Ergonomics and human factors concerns are important in the design of modern cockpits. The layout and function of cockpit displays controls are designed to increase pilot situation awareness without causing information overload. In the past, many cockpits, especially in fighter aircraft, limited the size of the pilots that could fit into them. Now, cockpits are being designed to accommodate from the 1st percentile female physical size and the 99th percentile male size.

In the design of the cockpit in a military fast jet, the traditional “knobs and dials“ associated with the cockpit are mainly absent. Instrument panels are now almost wholly replaced by electronic displays which are themselves often re-configurable to save space. While some hard-wired dedicated switches must still be used for reasons of integrity and safety, many traditional controls are replaced by multi-function re-configurable controls or so-called “soft keys”. Controls are incorporated onto the stick and throttle to enable the pilot to maintain a head-up and eyes-out position – the so-called Hands On Throttle And Stick or HOTAS concept. These controls may be then further augmented by new control media such as head pointing with a Helmet Mounted Sighting System or Direct Voice Input (DVI). New advances in auditory displays even allow for Direct Voice Output of aircraft status information and for the spatial localisation of warning sounds for improved monitoring of aircraft systems.

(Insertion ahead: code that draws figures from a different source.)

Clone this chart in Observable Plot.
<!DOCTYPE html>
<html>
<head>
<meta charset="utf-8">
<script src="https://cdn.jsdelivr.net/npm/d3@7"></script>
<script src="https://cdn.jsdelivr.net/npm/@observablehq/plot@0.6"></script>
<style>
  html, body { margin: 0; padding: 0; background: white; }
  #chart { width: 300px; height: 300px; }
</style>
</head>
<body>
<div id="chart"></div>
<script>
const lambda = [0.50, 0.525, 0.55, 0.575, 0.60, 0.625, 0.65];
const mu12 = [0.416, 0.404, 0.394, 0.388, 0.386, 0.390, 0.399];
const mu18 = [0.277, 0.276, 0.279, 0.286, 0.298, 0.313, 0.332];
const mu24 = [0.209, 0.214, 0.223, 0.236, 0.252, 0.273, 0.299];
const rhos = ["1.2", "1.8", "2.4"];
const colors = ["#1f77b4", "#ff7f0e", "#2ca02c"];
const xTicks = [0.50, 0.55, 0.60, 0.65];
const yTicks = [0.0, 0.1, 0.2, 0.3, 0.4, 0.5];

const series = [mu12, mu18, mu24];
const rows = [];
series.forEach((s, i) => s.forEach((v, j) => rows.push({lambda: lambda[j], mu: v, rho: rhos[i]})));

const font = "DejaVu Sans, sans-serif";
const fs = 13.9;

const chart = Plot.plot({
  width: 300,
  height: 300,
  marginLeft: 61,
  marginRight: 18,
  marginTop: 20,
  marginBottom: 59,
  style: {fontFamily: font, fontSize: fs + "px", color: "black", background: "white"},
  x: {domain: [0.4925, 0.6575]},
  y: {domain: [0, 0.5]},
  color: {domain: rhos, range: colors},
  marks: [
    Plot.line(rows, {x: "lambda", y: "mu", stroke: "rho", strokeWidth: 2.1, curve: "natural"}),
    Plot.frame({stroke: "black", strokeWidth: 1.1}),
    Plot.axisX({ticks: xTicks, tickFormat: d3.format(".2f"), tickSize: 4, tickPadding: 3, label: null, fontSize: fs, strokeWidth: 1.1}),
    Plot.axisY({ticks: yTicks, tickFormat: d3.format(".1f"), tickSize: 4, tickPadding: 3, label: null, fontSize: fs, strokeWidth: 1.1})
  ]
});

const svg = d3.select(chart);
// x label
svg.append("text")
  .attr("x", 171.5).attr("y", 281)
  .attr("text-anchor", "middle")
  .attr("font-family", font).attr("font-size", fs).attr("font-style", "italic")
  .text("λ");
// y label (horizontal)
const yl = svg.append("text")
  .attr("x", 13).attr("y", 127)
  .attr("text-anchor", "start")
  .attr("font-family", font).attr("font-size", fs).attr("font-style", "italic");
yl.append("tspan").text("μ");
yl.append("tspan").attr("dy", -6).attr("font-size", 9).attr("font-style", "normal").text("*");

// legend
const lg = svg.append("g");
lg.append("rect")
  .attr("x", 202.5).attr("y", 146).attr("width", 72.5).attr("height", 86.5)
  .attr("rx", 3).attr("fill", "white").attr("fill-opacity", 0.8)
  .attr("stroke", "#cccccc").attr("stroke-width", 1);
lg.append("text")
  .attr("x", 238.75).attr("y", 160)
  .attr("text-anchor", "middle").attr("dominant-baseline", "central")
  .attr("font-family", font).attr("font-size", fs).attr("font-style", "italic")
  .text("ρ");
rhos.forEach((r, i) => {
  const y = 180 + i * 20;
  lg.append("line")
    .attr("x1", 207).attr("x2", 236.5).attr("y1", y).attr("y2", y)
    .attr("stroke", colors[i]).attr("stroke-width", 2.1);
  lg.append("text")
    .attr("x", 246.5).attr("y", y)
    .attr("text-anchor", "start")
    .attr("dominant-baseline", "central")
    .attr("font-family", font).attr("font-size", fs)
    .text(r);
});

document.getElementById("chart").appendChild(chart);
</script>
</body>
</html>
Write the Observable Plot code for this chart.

The layout of control panels in modern airliners has become largely unified across the industry. The majority of the systems-related controls (such as electrical, fuel, hydraulics and pressurization) for example, are usually located in the ceiling on an overhead panel. Radios are generally placed on a panel between the pilot's seats known as the pedestal. Automatic flight controls such as the autopilot are usually placed just below the windscreen and above the main instrument panel on the glare shield. A central concept in the design of the cockpit is the Design Eye Position or "DEP", from which point all displays should be visible.

Most modern cockpit will also include some kind of integrated warning system.